Author of the Month: Joyce Wayne
Diaspora Dialogues
February 3, 2014
Tell us about yourself.
My first novel, The Cook’s Temptation, has just been published. It took me about 35 years to make it happen. It wasn’t until five years ago that I actually decided I must do what I always wished to do: be a novelist.
When did you realize you had a passion for writing?
I realized I had a passion for writing when I was nine. That year, I wrote a science fiction Chanukah play for our Sunday school. The teacher liked it and wanted to produce it for our holiday festivities. But the principal thought it wouldn’t be fair to the other children if only one student’s work dominated the event. So it was forgotten and I didn’t write anything again until I was fifteen.
What pieces of writing/authors have had the greatest impact on you?
Looking back, I’d have to say Emily Brontë’s Wuthering Heights. I read it in high school and I never forgot it, never for one day.

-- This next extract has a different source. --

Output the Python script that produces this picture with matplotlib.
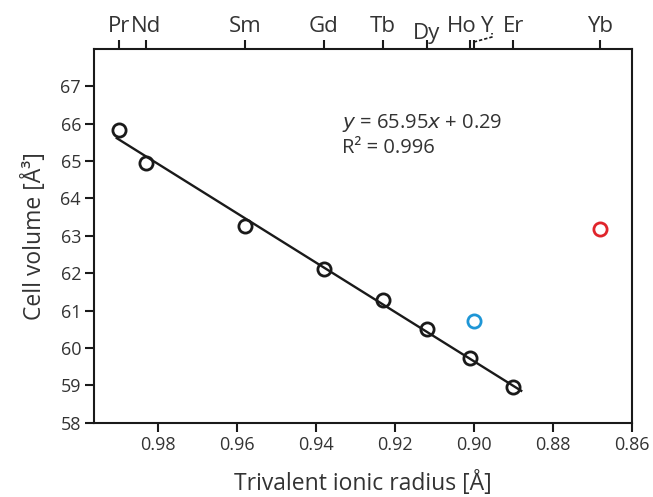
import matplotlib
matplotlib.use("Agg")
import matplotlib.pyplot as plt
import matplotlib.transforms as mtransforms
import numpy as np

plt.rcParams['font.family'] = ['Open Sans', 'DejaVu Sans']

# Data
elements = ["Pr", "Nd", "Sm", "Gd", "Tb", "Dy", "Ho", "Er"]
radius = [0.990, 0.983, 0.958, 0.938, 0.923, 0.912, 0.901, 0.890]
volume = [65.82, 64.96, 63.26, 62.12, 61.29, 60.52, 59.73, 58.95]
y_radius = [0.900]
y_volume = [60.72]
yb_radius = [0.868]
yb_volume = [63.17]
slope, intercept = 65.95, 0.29
top_labels = ["Pr", "Nd", "Sm", "Gd", "Tb", "Dy", "Ho", "Y", "Er", "Yb"]
top_ticks = [0.990, 0.983, 0.958, 0.938, 0.923, 0.912, 0.901, 0.900, 0.890, 0.868]
x_ticks = [0.98, 0.96, 0.94, 0.92, 0.90, 0.88, 0.86]
y_ticks = [58, 59, 60, 61, 62, 63, 64, 65, 66, 67]

W, H = 653, 497
fig = plt.figure(figsize=(W/100, H/100), dpi=100)
ax = fig.add_axes([94.3/W, 1-422.7/H, (631.7-94.3)/W, (422.7-49)/H])

TXT = '#333333'
INK = '#1a1a1a'

# Fit line
xl = np.array([max(radius) + 0.0005, min(radius) - 0.002])
ax.plot(xl, slope*xl + intercept, color=INK, lw=1.7, zorder=2)

ms = 9.5
ax.plot(radius, volume, 'o', ms=ms, mfc='none', mec=INK, mew=2.0, zorder=3)
ax.plot(y_radius, y_volume, 'o', ms=ms, mfc='none', mec='#1e96d6', mew=2.0, zorder=3)
ax.plot(yb_radius, yb_volume, 'o', ms=ms, mfc='none', mec='#e0242b', mew=2.0, zorder=3)

ax.set_xlim(0.9962, 0.86)
ax.set_ylim(58, 68)
ax.set_xticks(x_ticks)
ax.set_xticklabels([f"{v:.2f}" for v in x_ticks])
ax.set_yticks(y_ticks)

for s in ax.spines.values():
    s.set_linewidth(1.5)
    s.set_color(INK)

ax.tick_params(axis='both', direction='out', length=6.5, width=1.5, labelsize=13,
               color=INK, labelcolor=TXT, pad=3)

ax.set_xlabel("Trivalent ionic radius [Å]", fontsize=16.5, color=TXT, labelpad=12)
ax.set_ylabel("Cell volume [Å³]", fontsize=16.5, color=TXT, labelpad=10)

# Top axis with element labels
top = ax.twiny()
top.set_xlim(ax.get_xlim())
top.set_xticks(top_ticks)
top.set_xticklabels([""] * len(top_ticks))
top.tick_params(axis='x', direction='out', length=6.5, width=1.5, color=INK)
for s in top.spines.values():
    s.set_visible(False)

# x axis is inverted: positive offset moves a label left
label_offsets = {"Ho": 0.0021, "Y": -0.0031}
label_drop = {"Dy": 5}
for lab, t in zip(top_labels, top_ticks):
    xoff = label_offsets.get(lab, 0.0)
    dy = label_drop.get(lab, 0)
    top.annotate(lab, xy=(t + xoff, 1.0), xycoords=('data', 'axes fraction'),
                 xytext=(0, 12.5 - dy), textcoords='offset points',
                 ha='center', va='baseline', fontsize=16, color=TXT,
                 annotation_clip=False)
# dashed leader from the Y tick to its label
yt = top_ticks[top_labels.index("Y")]
tr = mtransforms.blended_transform_factory(top.transData, fig.transFigure)
lx = [yt, yt - 0.0046, yt - 0.0046]
ly = [1 - 42/H, 1 - 37/H, 1 - 33/H]
top.plot(lx, ly, transform=tr, ls=(0, (2, 1.2)), color=INK, lw=1.2, clip_on=False)

ax.text(0.461, 0.802, r"$\it{y}$ = 65.95$\it{x}$ + 0.29", transform=ax.transAxes,
        fontsize=14.5, color=TXT, ha='left', va='center')
ax.text(0.461, 0.735, "R² = 0.996", transform=ax.transAxes,
        fontsize=14.5, color=TXT, ha='left', va='center')

fig.savefig("out.png", dpi=100)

It’s always somewhere in the back of my mind when I’m writing. The Cook’s Temptation is set in England, near the moors, so Wuthering Heights has been haunting me all these years.
What has been some of the biggest challenges you’ve faced as a writer?

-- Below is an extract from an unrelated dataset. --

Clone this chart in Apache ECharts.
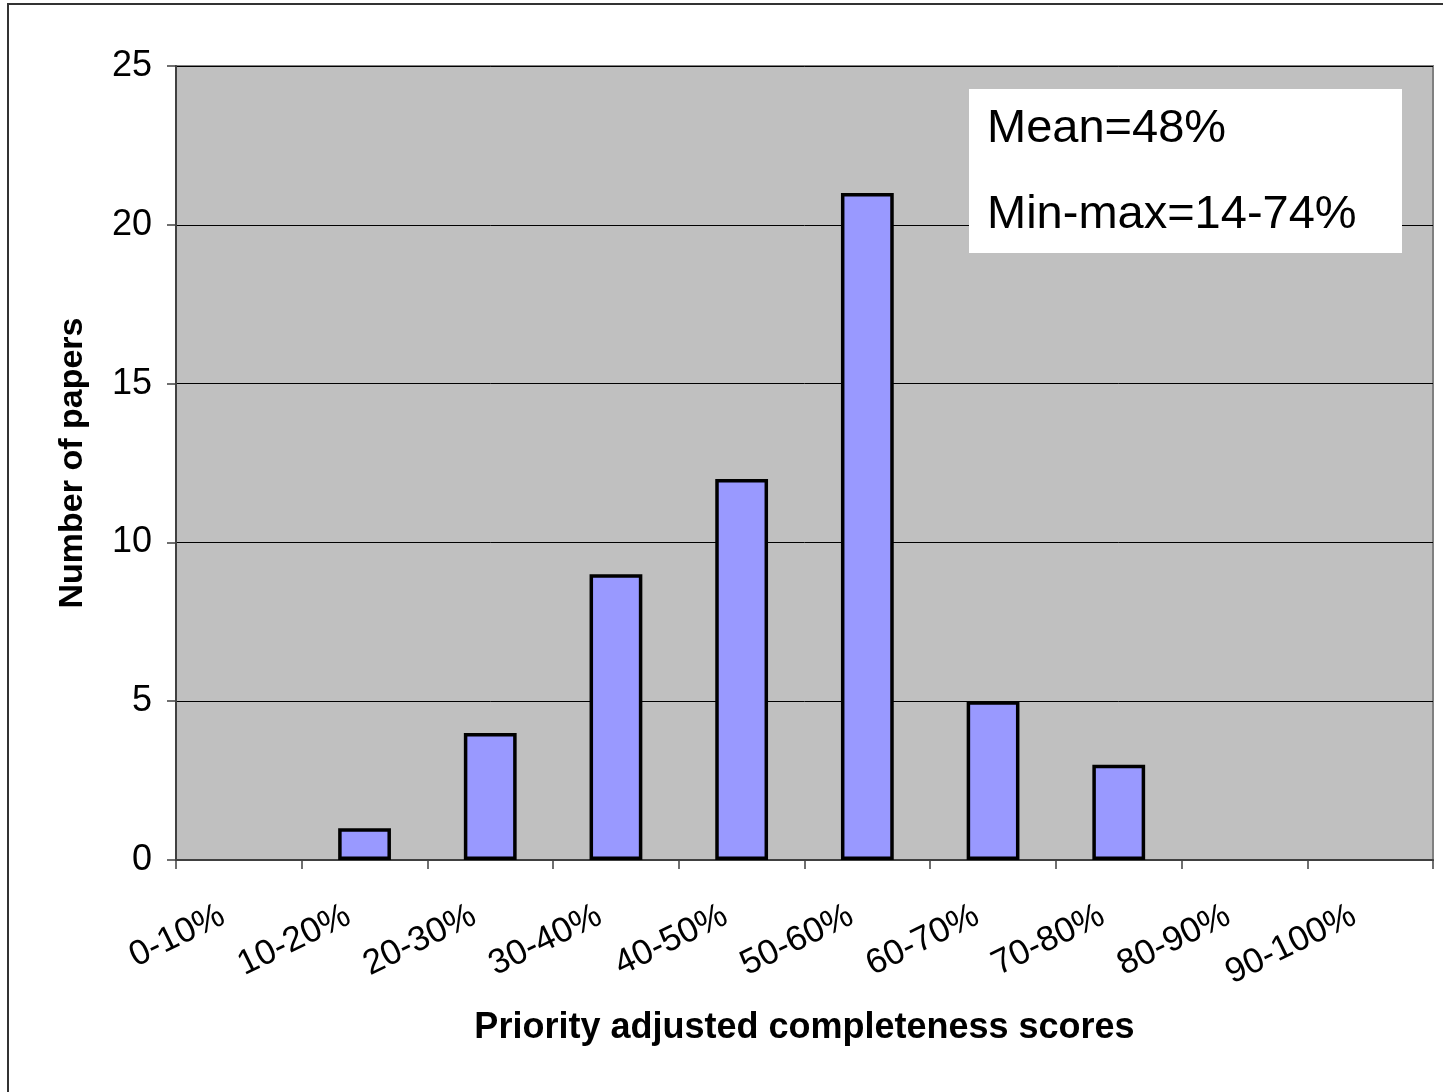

I’ve always had difficulty finding time to write. In truth, I’m a very engaged person in everyday life—teaching, meeting friends, volunteering, going to movies and theatre—so setting myself apart from everyone and everything has been my biggest challenge. Now that I’m older, it’s easier. Increasingly, I like to stay home, buried in my books.

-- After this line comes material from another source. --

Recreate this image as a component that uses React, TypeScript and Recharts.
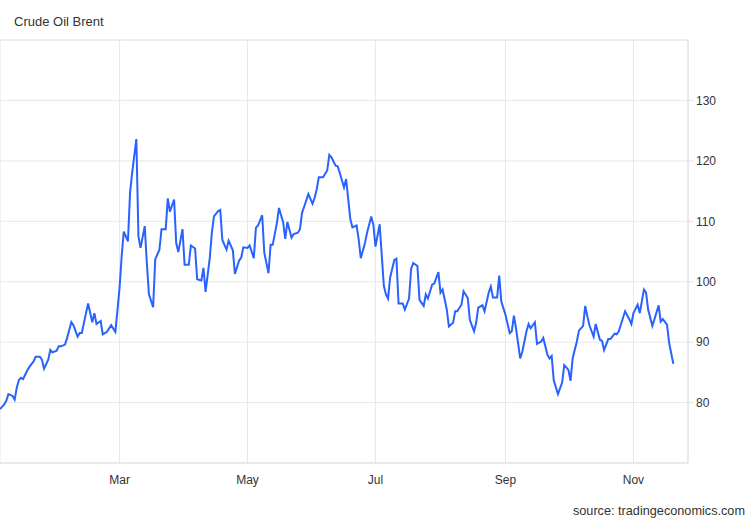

How have you changed as a writer over the years?
I’m what is now termed a late bloomer. Time was my challenge; that is, getting to a place where I felt free to write. Writing can’t be the last thing you do in your day. Somehow I needed to find the courage to make it the first thing. Now I can convince myself, but it’s taken many years and a multitude of false starts.
These days, I write much shorter sentences. They are tighter and less laden with emotion. I want the drama to emerge from the characters and the plot, not the heaviness of the words themselves.